|Looking across the new marina at Saint Raphael.|
That is not an original headline, but as a former sub-editor, I wish it were. It appeared in our daily newspaper – the Var-Matin.
I am probably digressing here, but the Var-Matin brings news of not only the Var department, France, and the world; it also has very local news, depending on where you live.
The summer lift-out, ‘Le Jounal de l’été’ contains lists of festivals, music concerts, art exhibitions, theatrical performances and leisure activities in the Var for its holidaymakers.
And the headline above announced a feature on Saint Raphaël.
The main beach is sandy – and while it can get pretty crowded at the height of the summer season, there is always the possibility of walking further around the coast – east towards the Estérel and its tiny, rocky bays – or west towards Fréjus plage (beach at Fréjus).
I love the partly faded elegance of Saint Raphaël. It was once the sojourn of choice for writers and artists of the immediate post-World War One period of the 1920s – think Zelda and F. Scott Fitzgerald. You can see the grand old decorative seafront hotels still holding their own among the newer holiday apartments.
|Aerial photograph of the town showing beachfront and marina. From Var-Matin.|
Not being one for diving myself, I prefer to visit the ‘l’histoire sous-marin’ (underwater history) museum – called the Musée archéologique (Archeology Museum) – where some amazing antiquities have been brought to the surface from the many ancient shipwrecks that occurred on the rocks just offshore.
|An ancient anchor from one of the shipwrecks.|
Another part of the museum is dedicated to the pioneers of deep sea diving, and includes the first heavy independent diving suit that was constructed at Saint Raphaël in 1928.

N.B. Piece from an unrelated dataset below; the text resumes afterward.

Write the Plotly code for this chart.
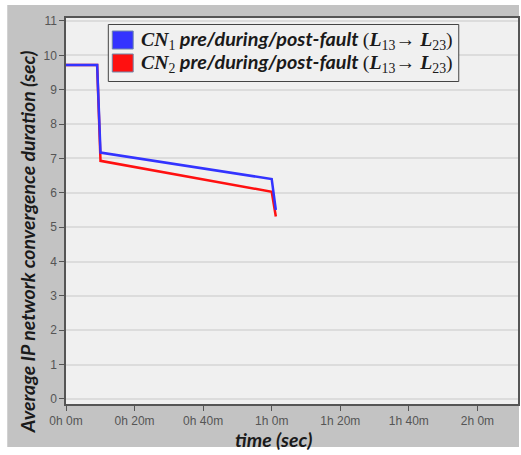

It is also at this museum where you can climb the 129 steps to the top of a fortified tower and look out over not only Saint Raphaël itself, but the panoramic view back east to the red rocks of the Estérel mountains, and west towards Fréjus and the coastline that takes you past the coastal towns of St Aygulf and Les Issambres to Sainte Maxime and the Maures mountains below Les Arcs.